So I dived into Kronman and while I didn't find the part about "maya" you allude to, I went through the chapters "The World as an Aesthetic Phenomenon" and "Genius and Sublimity". I must say that it only further affirmed my view that pursuing "aesthetic reconstruction of moral values" is a futile enterprise.
I agree that the primary question is “What drove the artist to make [the art work] in the first place?” But we also cannot ignore the second question “What is the effect of a work of art on its viewer?” (though not for the reasons one may think).
All works, from l'art pour l'art to perfectly baked bread, have basically two components. One is utility another one is expression. Even art for art's sake has, if nothing else, the utility of emotional impact (or utility of raw expression -- that's the yin dot in yang or yang dot in yin so to speak). The "sublimity" then depends on two things. First, on how closely the author was able to express his "genius" in accordance with his intent, and second, how that expression effects the recipient, that is how closely the work "hits home".

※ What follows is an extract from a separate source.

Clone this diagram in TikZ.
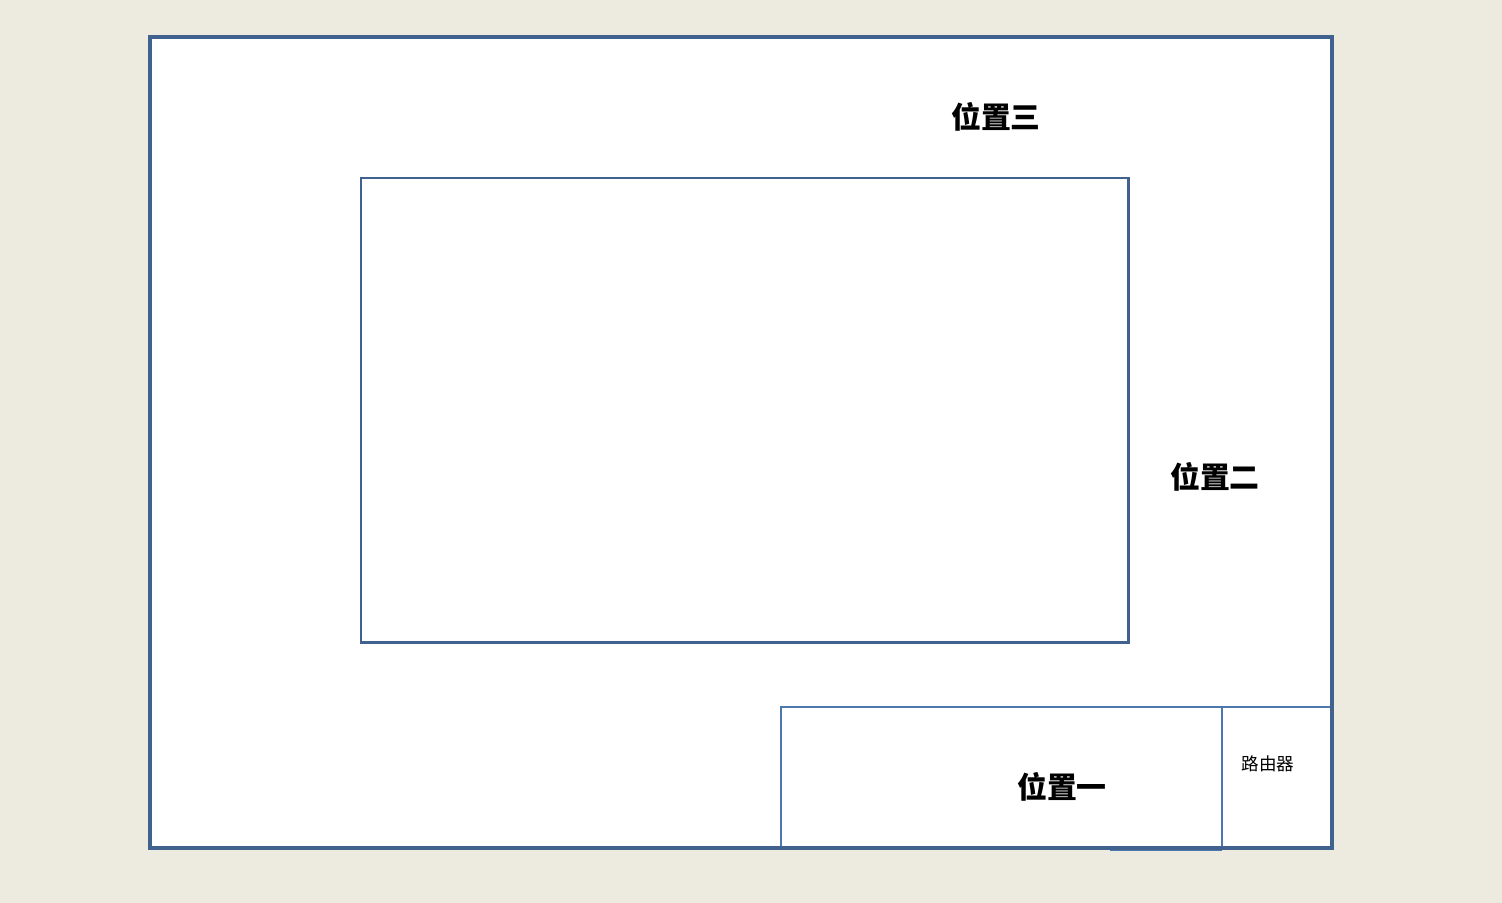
\documentclass[tikz,border=0pt]{standalone}
\usepackage{fontspec}
\newfontfamily\cjk{Noto Sans CJK SC}
\definecolor{bgbeige}{HTML}{EDEAE0}
\definecolor{wallblue}{HTML}{41618F}
\definecolor{boxblue}{HTML}{4D78AE}
\begin{document}
\begin{tikzpicture}[x=0.02cm,y=-0.02cm,font=\cjk,
	wall/.style={draw=wallblue,line width=2pt},
	zone/.style={draw=boxblue,line width=1pt},
	lbl/.style={font=\cjk\bfseries\fontsize{17}{20}\selectfont}]
	\fill[bgbeige] (0,0) rectangle (1502,903);
	\fill[white] (150,37) rectangle (1332,848);
	\draw[zone] (781,707) rectangle (1222,848);
	\draw[zone] (1222,707) rectangle (1332,848);
	\draw[zone] (1110,850)--(1222,850);
	\draw[wall] (150,37) rectangle (1332,848);
	\draw[wall,line width=1.7pt] (361,178) rectangle (1128,642);
	\node[lbl] (pos3) at (996,117) {位置三};
	\node[lbl] (pos2) at (1215,477) {位置二};
	\node[lbl] (pos1) at (1062,787) {位置一};
	\node[font=\cjk\fontsize{10}{12}\selectfont] (router) at (1268,764) {路由器};
\end{tikzpicture}
\end{document}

In the case of "sublime bread" (or beer, vine, etc.) the author vs. recipient intersection is rather well defined due to biology of senses (though still on a rather wide spectrum), but in case of abstract concepts, such as art or moral values (and due to their nature and dependence on zeitgeist), it is completely all over the place. (I guess, you can extrapolate the cases that fall somewhere in between.) Thus, sublime aesthetic anything will always be a moving target hardly having any semblance of an absolute law.
And of course there's always that tiny detail that existence and the world don't need any justification whatsoever and morality is inherent in macro-level causality. But that one can be truly appreciated only if one knows oneself.